■ STATED GOAL ■
From the line with "Recreate this image as a component" to the line with "Chart.register(...registerables);", both included, repeat each line exactly and leave out the pictures.

■ THE DATA ■
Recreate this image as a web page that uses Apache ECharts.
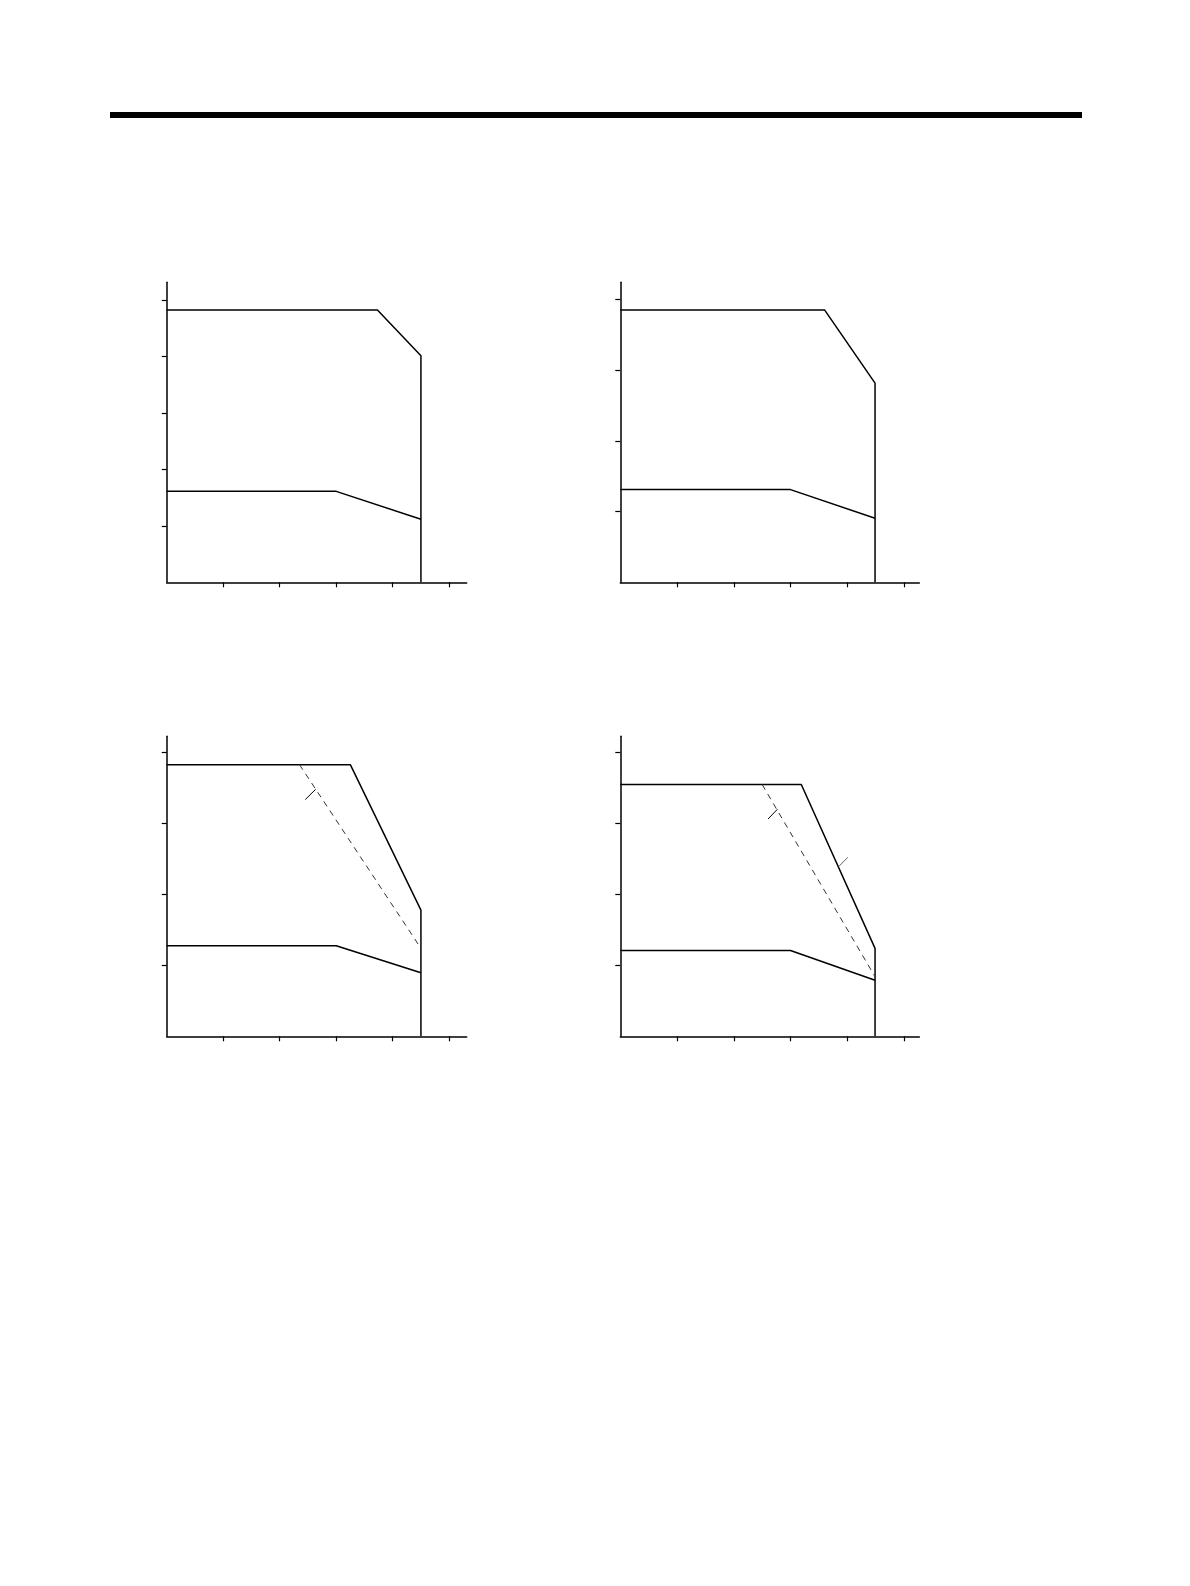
<!DOCTYPE html>
<html>
<head>
<meta charset="utf-8">
<style>
html,body{margin:0;padding:0;background:#fff;}
#chart{width:1190px;height:1586px;}
</style>
<script src="https://cdn.jsdelivr.net/npm/echarts@6/dist/echarts.min.js"></script>
</head>
<body>
<div id="chart"></div>
<script>
// Chart 1 (top-left)
const c1Upper = [[0, 4.82], [3.73, 4.82], [4.5, 4.01], [4.5, 0]];
const c1Lower = [[0, 1.61], [3.0, 1.61], [4.5, 1.115]];
// Chart 2 (top-right)
const c2Upper = [[0, 3.85], [3.6, 3.85], [4.49, 2.815], [4.49, 0]];
const c2Lower = [[0, 1.31], [3.0, 1.31], [4.49, 0.905]];
// Chart 3 (bottom-left)
const c3Upper = [[0, 3.83], [3.25, 3.83], [4.5, 1.78], [4.5, 0]];
const c3Dashed = [[2.35, 3.83], [4.5, 1.24]];
const c3Leader = [[2.453, 3.338], [2.637, 3.483]];
const c3Lower = [[0, 1.276], [3.0, 1.276], [4.5, 0.896]];
// Chart 4 (bottom-right)
const c4Upper = [[0, 3.55], [3.19, 3.55], [4.49, 1.24], [4.49, 0]];
const c4Dashed = [[2.5, 3.55], [4.49, 0.84]];
const c4Leader1 = [[2.605, 3.065], [2.769, 3.201]];
const c4Leader2 = [[3.857, 2.399], [4.011, 2.525]];
const c4Lower = [[0, 1.21], [3.0, 1.21], [4.49, 0.79]];

const xTicks = [1, 2, 3, 4, 5];
const yTicks5 = [1, 2, 3, 4, 5];
const yTicks4 = [1, 2, 3, 4];

const chart = echarts.init(document.getElementById('chart'), null, {renderer: 'canvas'});

const grids = [
  {left: 166.7, top: 282.3, width: 300, height: 300},
  {left: 620.3, top: 282.3, width: 299, height: 300},
  {left: 166.7, top: 736.3, width: 300, height: 300},
  {left: 620.3, top: 736.3, width: 299, height: 300}
];
const yMax = [5.31, 4.24, 4.23, 4.23];
const xMax = [5.31, 5.27, 5.31, 5.27];
const yTickSets = [yTicks5, yTicks4, yTicks4, yTicks4];

const axisLineStyle = {color: '#000', width: 1.5};

const xAxes = grids.map((g, i) => ({
  type: 'value', gridIndex: i, min: 0, max: xMax[i],
  axisLine: {show: true, onZero: false, lineStyle: axisLineStyle},
  axisTick: {show: true, customValues: xTicks, length: 5, inside: false, lineStyle: {color: '#000', width: 1.2}},
  axisLabel: {show: false},
  splitLine: {show: false}
}));
const yAxes = grids.map((g, i) => ({
  type: 'value', gridIndex: i, min: 0, max: yMax[i],
  axisLine: {show: true, onZero: false, lineStyle: axisLineStyle},
  axisTick: {show: true, customValues: yTickSets[i], length: 5, inside: false, lineStyle: {color: '#000', width: 1.2}},
  axisLabel: {show: false},
  splitLine: {show: false}
}));

function line(data, idx, opts) {
  opts = opts || {};
  return {
    type: 'line', xAxisIndex: idx, yAxisIndex: idx, data: data,
    symbol: 'none', silent: true, animation: false,
    lineStyle: {color: opts.color || '#000', width: opts.width || 1.5, type: opts.type || 'solid'}
  };
}

const series = [
  line(c1Upper, 0), line(c1Lower, 0),
  line(c2Upper, 1), line(c2Lower, 1),
  line(c3Upper, 2), line(c3Lower, 2),
  line(c3Dashed, 2, {width: 1, type: [6, 5], color: '#333'}),
  line(c3Leader, 2, {width: 1}),
  line(c4Upper, 3), line(c4Lower, 3),
  line(c4Dashed, 3, {width: 1, type: [6, 5], color: '#333'}),
  line(c4Leader1, 3, {width: 1}),
  line(c4Leader2, 3, {width: 1, color: '#666'})
];

chart.setOption({
  animation: false,
  backgroundColor: '#fff',
  grid: grids,
  xAxis: xAxes,
  yAxis: yAxes,
  series: series,
  graphic: [{
    type: 'rect', left: 110, top: 112, shape: {width: 972, height: 6},
    style: {fill: '#000'}
  }]
});
</script>
</body>
</html>
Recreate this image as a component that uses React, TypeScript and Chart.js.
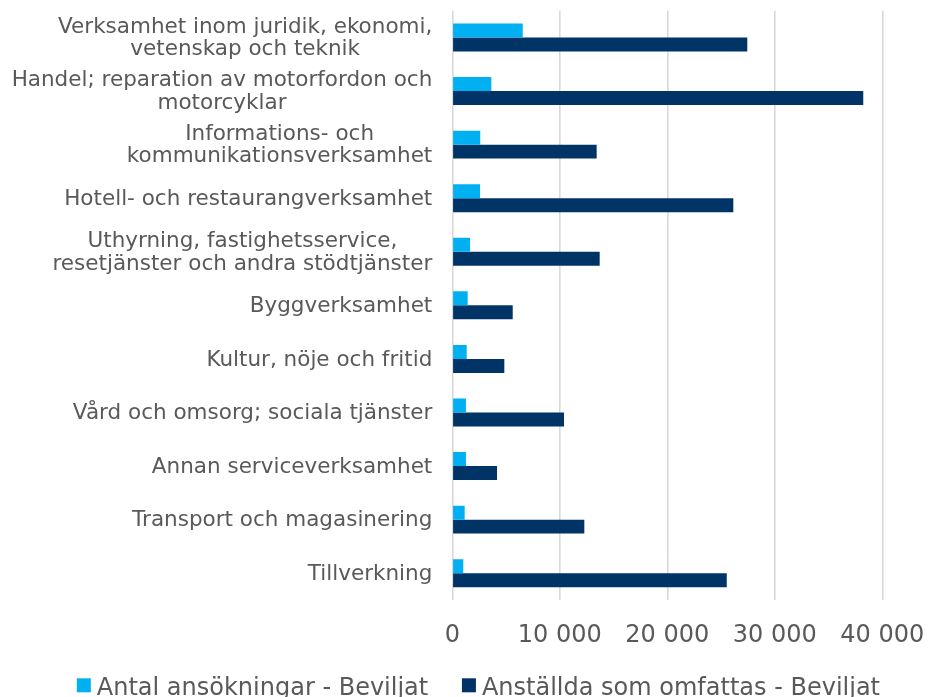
import React, { useEffect, useRef } from "react";
import { Chart, registerables } from "chart.js";

Chart.register(...registerables);

const categories: (string | string[])[] = [
  ["Verksamhet inom juridik, ekonomi,", "vetenskap och teknik"],
  ["Handel; reparation av motorfordon och", "motorcyklar"],
  ["Informations- och", "kommunikationsverksamhet"],
  "Hotell- och restaurangverksamhet",
  ["Uthyrning, fastighetsservice,", "resetjänster och andra stödtjänster"],
  "Byggverksamhet",
  "Kultur, nöje och fritid",
  "Vård och omsorg; sociala tjänster",
  "Annan serviceverksamhet",
  "Transport och magasinering",
  "Tillverkning",
];

const seriesNames = ["Antal ansökningar - Beviljat", "Anställda som omfattas - Beviljat"];

const applications = [6550, 3630, 2600, 2580, 1650, 1430, 1340, 1270, 1270, 1150, 1020];
const employees = [27440, 38230, 13430, 26140, 13710, 5620, 4840, 10390, 4160, 12280, 25530];

const xMin = 0;
const xMax = 40000;
const xStep = 10000;

const FONT = '"DejaVu Sans", Verdana, sans-serif';
const TEXT = "#595959";
const COLORS = ["#00B0F0", "#003366"];

function fmt(v: number): string {
  return String(v).replace(/\B(?=(\d{3})+(?!\d))/g, " ");
}

const yLabelPlugin = {
  id: "yLabelsCustom",
  afterDraw(chart: any) {
    const ctx = chart.ctx as CanvasRenderingContext2D;
    const y = chart.scales.y;
    const labels = chart.data.labels as (string | string[])[];
    ctx.save();
    ctx.font = `21.5px ${FONT}`;
    ctx.fillStyle = TEXT;
    ctx.textBaseline = "middle";
    ctx.textAlign = "center";
    const right = y.right - 20;
    const lh = 22.3;
    labels.forEach((lab, i) => {
      const lines = Array.isArray(lab) ? lab : [lab];
      const w = Math.max(...lines.map((l) => ctx.measureText(l).width));
      const cx = right - w / 2;
      const cy = y.getPixelForTick(i) + 1;
      lines.forEach((l, j) => {
        ctx.fillText(l, cx, cy + (j - (lines.length - 1) / 2) * lh);
      });
    });
    ctx.restore();
  },
};

const legendPlugin = {
  id: "legendCustom",
  afterDraw(chart: any) {
    const ctx = chart.ctx as CanvasRenderingContext2D;
    const ds = chart.data.datasets;
    ctx.save();
    ctx.font = `24px ${FONT}`;
    ctx.textBaseline = "alphabetic";
    ctx.textAlign = "left";
    const box = 14;
    const boxGap = 6;
    const itemGap = 33.7;
    const widths = ds.map((d: any) => ctx.measureText(d.label).width);
    const total =
      widths.reduce((a: number, b: number) => a + b, 0) + ds.length * (box + boxGap) + (ds.length - 1) * itemGap;
    let x = 478.4 - total / 2;
    const baseline = 695;
    ds.forEach((d: any, i: number) => {
      ctx.fillStyle = d.backgroundColor;
      ctx.fillRect(x, 678.3, box, box);
      x += box + boxGap;
      ctx.fillStyle = TEXT;
      ctx.fillText(d.label, x, baseline);
      x += widths[i] + itemGap;
    });
    ctx.restore();
  },
};

export default function App() {
  const ref = useRef<HTMLCanvasElement | null>(null);

  useEffect(() => {
    if (!ref.current) return;
    const chart = new Chart(ref.current, {
      type: "bar",
      data: {
        labels: categories,
        datasets: [
          {
            label: seriesNames[0],
            data: applications,
            backgroundColor: COLORS[0],
            borderWidth: 0,
            barPercentage: 1,
            categoryPercentage: 0.522,
          },
          {
            label: seriesNames[1],
            data: employees,
            backgroundColor: COLORS[1],
            borderWidth: 0,
            barPercentage: 1,
            categoryPercentage: 0.522,
          },
        ],
      },
      options: {
        indexAxis: "y",
        animation: false,
        responsive: false,
        devicePixelRatio: 1,
        layout: { padding: { top: 10.7, right: 45.7, bottom: 44.2, left: 0 } },
        plugins: {
          legend: { display: false },
          tooltip: { enabled: false },
        },
        scales: {
          x: {
            type: "linear",
            position: "bottom",
            min: xMin,
            max: xMax,
            ticks: {
              stepSize: xStep,
              callback: (v: any) => fmt(Number(v)),
              font: { family: FONT, size: 24 },
              color: TEXT,
              padding: 3,
            },
            grid: {
              color: "#d9d9d9",
              lineWidth: 1.6,
              tickLength: 18,
              tickColor: "rgba(0,0,0,0)",
            },
            border: { display: false },
          },
          y: {
            type: "category",
            grid: { display: false },
            border: { display: false },
            ticks: { display: false },
            afterFit: (s: any) => {
              s.width = 452.3;
            },
          },
        },
      },
      plugins: [yLabelPlugin, legendPlugin],
    });
    return () => chart.destroy();
  }, []);

  return (
    <div style={{ position: "absolute", left: 0, top: 0, width: 928, height: 697, background: "#fff" }}>
      <canvas ref={ref} width={928} height={697} style={{ width: 928, height: 697, display: "block" }} />
    </div>
  );
}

■ CORRECT RESPONSE ■
Recreate this image as a component that uses React, TypeScript and Chart.js.
import React, { useEffect, useRef } from "react";
import { Chart, registerables } from "chart.js";

Chart.register(...registerables);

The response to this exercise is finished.